Один из таких попов, встреченных нашими крестьянами-правдоискателями, больше считает свои личные, даже мелкие обиды, чем обиды и беды многострадального народа. Есть исключения среди людей духовного звания, как выходец из крестьян «седенький попик», рассказывающий о бунте в вотчине помещика Обрубкова Испуганной губернии, уезда Недыханьева, деревни Столбняки, о заключении в острог народного выборного Ермилы Гирина. Он не думает о своем покое и богатстве — наоборот, в его жизни, очевидно, за неблагонадежность много перемен по велению начальства:
Я в жизни много странствовал,
Преосвященный наш
Переводить священников
Любил…
Мы видим эпизодичные образы чиновников-взяточников, которые взяли в рекруты вне очереди Филиппа Корчагина, сочли помешанной Матрену Тимофеевну, которая в глубоком своем горе по поводу смерти младенца Демушки явилась к ним без взятки.
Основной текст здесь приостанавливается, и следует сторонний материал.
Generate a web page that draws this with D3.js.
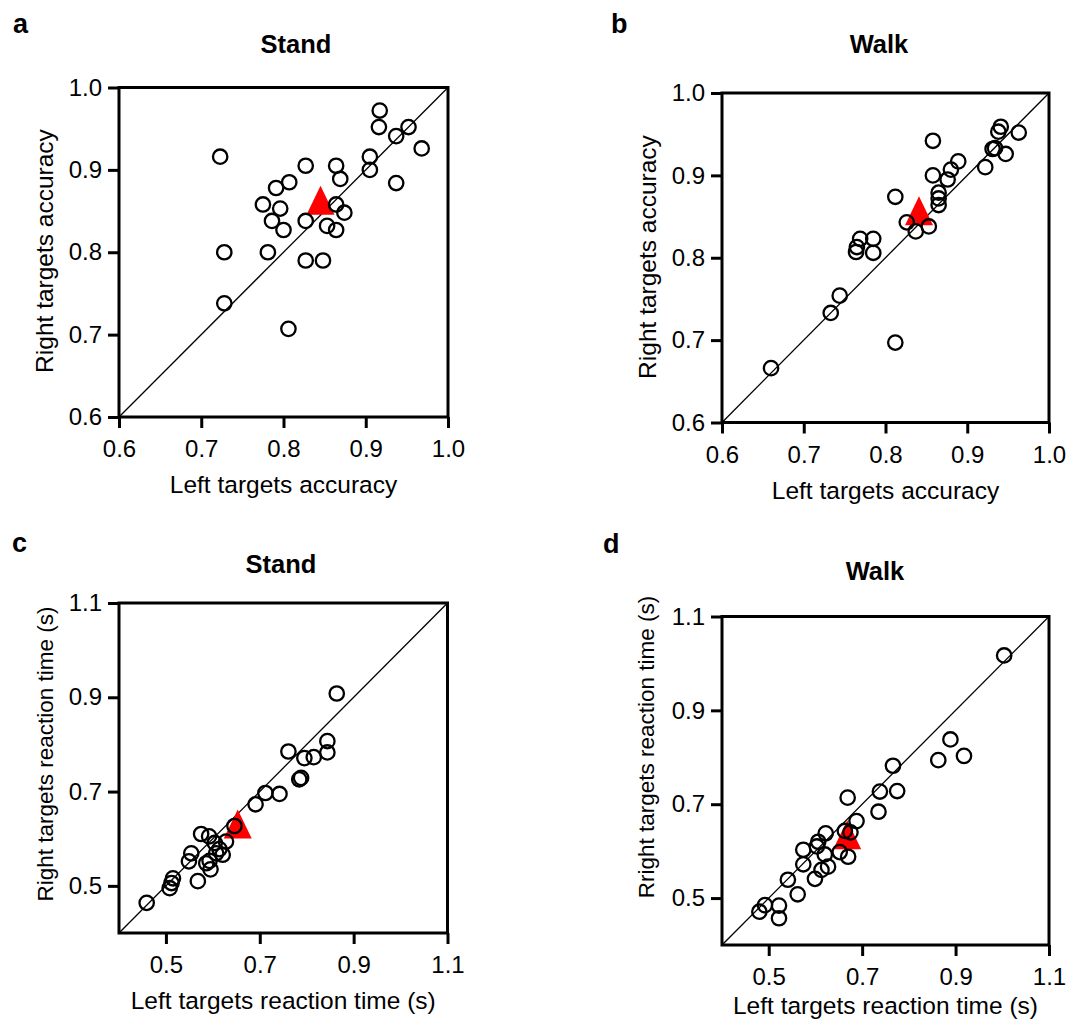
<!DOCTYPE html>
<html><head><meta charset="utf-8">
<script src="https://cdn.jsdelivr.net/npm/d3@7"></script>
<style>
body{margin:0;background:#fff}
svg text{font-family:"Liberation Sans",Arial,Helvetica,sans-serif;fill:#000}
</style>
</head><body><svg id="chart" width="1069" height="1028"></svg>
<script>
// ---------- data ----------
const accTicks = [0.6, 0.7, 0.8, 0.9, 1.0];
const rtTicks = [0.5, 0.7, 0.9, 1.1];
const accDomain = [0.6, 1.0];
const rtDomain = [0.4, 1.1];

const standAccLeft  = [0.917,0.916,0.952,0.937,0.968,0.723,0.905,0.905,0.827,0.864,0.869,0.937,0.807,0.791,0.775,0.796,0.864,0.874,0.786,0.827,0.800,0.853,0.864,0.728,0.781,0.827,0.848,0.728,0.806];
const standAccRight = [0.972,0.952,0.952,0.941,0.926,0.916,0.916,0.900,0.905,0.905,0.889,0.884,0.885,0.878,0.858,0.853,0.858,0.848,0.838,0.838,0.827,0.832,0.827,0.800,0.800,0.790,0.790,0.738,0.707];
const standAccMean  = [0.845, 0.863];

const walkAccLeft  = [0.941,0.938,0.963,0.858,0.934,0.931,0.947,0.889,0.880,0.922,0.858,0.876,0.865,0.865,0.865,0.812,0.826,0.837,0.853,0.769,0.785,0.765,0.764,0.785,0.744,0.733,0.812,0.660];
const walkAccRight = [0.959,0.953,0.952,0.942,0.933,0.932,0.926,0.917,0.907,0.910,0.900,0.895,0.879,0.872,0.864,0.874,0.843,0.832,0.838,0.823,0.823,0.813,0.807,0.806,0.754,0.733,0.697,0.666];
const walkAccMean  = [0.841, 0.857];

const standRTLeft  = [0.864,0.844,0.844,0.761,0.795,0.815,0.784,0.788,0.742,0.712,0.691,0.646,0.628,0.575,0.592,0.604,0.614,0.621,0.554,0.549,0.593,0.595,0.568,0.515,0.512,0.508,0.459,0.607,0.586];
const standRTRight = [0.908,0.807,0.783,0.785,0.771,0.773,0.726,0.729,0.695,0.697,0.673,0.627,0.594,0.610,0.605,0.591,0.578,0.566,0.569,0.552,0.553,0.535,0.510,0.516,0.506,0.495,0.464,0.569,0.548];
const standRTMean  = [0.653, 0.631];

const walkRTLeft  = [1.004,0.889,0.863,0.918,0.766,0.738,0.775,0.669,0.735,0.688,0.663,0.675,0.622,0.606,0.603,0.574,0.620,0.652,0.670,0.574,0.627,0.613,0.599,0.541,0.562,0.492,0.480,0.522,0.522];
const walkRTRight = [1.017,0.838,0.794,0.803,0.782,0.727,0.728,0.714,0.684,0.664,0.643,0.640,0.638,0.620,0.610,0.603,0.593,0.598,0.588,0.572,0.567,0.560,0.541,0.539,0.508,0.485,0.471,0.484,0.457];
const walkRTMean  = [0.668, 0.635];

const panelLetters = ["a", "b", "c", "d"];
const panelTitles = ["Stand", "Walk", "Stand", "Walk"];
const xTitles = ["Left targets accuracy", "Left targets accuracy", "Left targets reaction time (s)", "Left targets reaction time (s)"];
const yTitles = ["Right targets accuracy", "Right targets accuracy", "Right targets reaction time (s)", "Rright targets reaction time (s)"];

// ---------- layout ----------
const panels = [
  {xs: standAccLeft, ys: standAccRight, mean: standAccMean, domain: accDomain, ticks: accTicks,
   x0:119, x1:448, y0:87.5, y1:417, letter:[13,33], title:[296,53], xTitleY:493, yTitleX:53, yTitleY:251, yFs:24.5},
  {xs: walkAccLeft, ys: walkAccRight, mean: walkAccMean, domain: accDomain, ticks: accTicks,
   x0:722, x1:1049, y0:93, y1:422.5, letter:[611,33], title:[879,53], xTitleY:499, yTitleX:656, yTitleY:257, yFs:24.5},
  {xs: standRTLeft, ys: standRTRight, mean: standRTMean, domain: rtDomain, ticks: rtTicks,
   x0:119, x1:447.5, y0:603, y1:933, letter:[12,552], title:[281,573], xTitleY:1009, yTitleX:53, yTitleY:754, yFs:22.5},
  {xs: walkRTLeft, ys: walkRTRight, mean: walkRTMean, domain: rtDomain, ticks: rtTicks,
   x0:722, x1:1049, y0:616.5, y1:945, letter:[603,553], title:[875,580], xTitleY:1014, yTitleX:654, yTitleY:747, yFs:22.5}
];

const svg = d3.select("#chart");
const fmt = d3.format(".1f");

panels.forEach((p, i) => {
  const g = svg.append("g");
  const x = d3.scaleLinear().domain(p.domain).range([p.x0, p.x1]);
  const y = d3.scaleLinear().domain(p.domain).range([p.y1, p.y0]);

  // identity line
  g.append("line")
    .attr("x1", x(p.domain[0])).attr("y1", y(p.domain[0]))
    .attr("x2", x(p.domain[1])).attr("y2", y(p.domain[1]))
    .attr("stroke", "#000").attr("stroke-width", 1.3);

  // mean triangle (under circles)
  const tw = 28, th = 29;
  const mx = x(p.mean[0]), my = y(p.mean[1]);
  g.append("path")
    .attr("d", `M${mx},${my - th/2}L${mx + tw/2},${my + th/2}L${mx - tw/2},${my + th/2}Z`)
    .attr("fill", "#ff0000");

  // subject circles
  g.selectAll("circle.pt").data(p.xs.map((v, k) => [v, p.ys[k]])).join("circle")
    .attr("class", "pt")
    .attr("cx", d => x(d[0])).attr("cy", d => y(d[1])).attr("r", 7.2)
    .attr("fill", "none").attr("stroke", "#000").attr("stroke-width", 2.3);

  // axes
  const xa = g.append("g").attr("transform", `translate(0,${p.y1})`)
    .call(d3.axisBottom(x).tickValues(p.ticks).tickFormat(fmt).tickSize(11).tickSizeOuter(0).tickPadding(12));
  const ya = g.append("g").attr("transform", `translate(${p.x0},0)`)
    .call(d3.axisLeft(y).tickValues(p.ticks).tickFormat(fmt).tickSize(11).tickSizeOuter(0).tickPadding(6));
  [xa, ya].forEach(a => {
    a.select(".domain").remove();
    a.selectAll(".tick line").attr("stroke", "#000").attr("stroke-width", 3);
    a.selectAll(".tick text").attr("font-size", 24).attr("fill", "#000")
      .style("font-family", '"Liberation Sans",Arial,sans-serif');
  });

  // frame
  g.append("rect")
    .attr("x", p.x0).attr("y", p.y0)
    .attr("width", p.x1 - p.x0).attr("height", p.y1 - p.y0)
    .attr("fill", "none").attr("stroke", "#000").attr("stroke-width", 3);

  // texts
  g.append("text").attr("x", p.letter[0]).attr("y", p.letter[1])
    .attr("font-size", 27).attr("font-weight", "bold").text(panelLetters[i]);
  g.append("text").attr("x", p.title[0]).attr("y", p.title[1])
    .attr("text-anchor", "middle").attr("font-size", 25.5).attr("font-weight", "bold").text(panelTitles[i]);
  g.append("text").attr("x", (p.x0 + p.x1) / 2).attr("y", p.xTitleY)
    .attr("text-anchor", "middle").attr("font-size", 24.5).text(xTitles[i]);
  g.append("text")
    .attr("transform", `translate(${p.yTitleX},${p.yTitleY}) rotate(-90)`)
    .attr("text-anchor", "middle").attr("font-size", p.yFs).text(yTitles[i]);
});
</script>
</body></html>
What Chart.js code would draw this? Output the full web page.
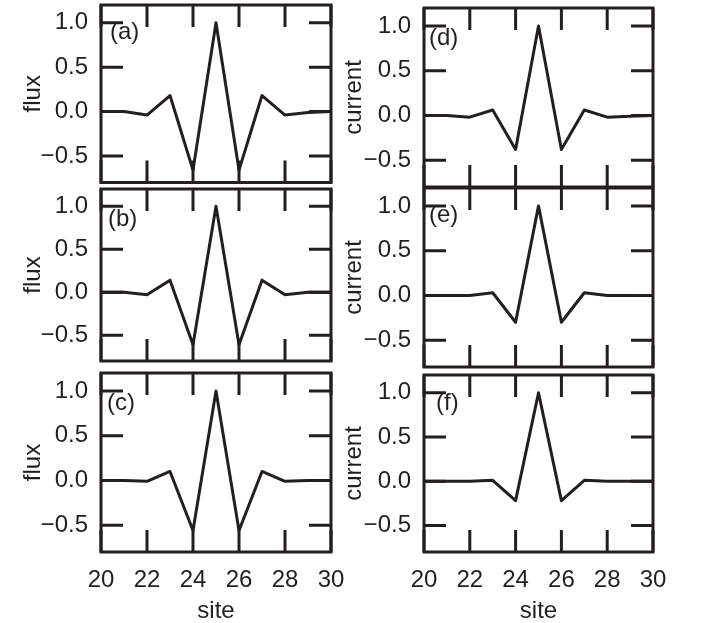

Устами Якима Нагого поэт обличает чиновников, называя их в числе тех страшных дольщиков крестьянского труда:
А есть еще губитель-тать
Четвертый злей татарина,
Так тот и не поделится,
Все слопает один!
Предстает перед нами и фигура «государева посланного» на усмирение бунта, который «то лаской попробует», то «эполеты высоко поднимет», и готов скомандовать: «Пали». Все они — виновники того, что так трудно не только найти счастливца среди многострадального народа, но и нет
Непоротой губернии,
Непотрошенной волости,
Избыткова села.
Обличительная сила строк поэмы Н. А. Некрасова «Кому на Руси жить хорошо» направлена на формирование убеждений о неизбежности революционных преобразований, говорит о наивысшем подъеме освободительной борьбы 60—70-x годов XIX века.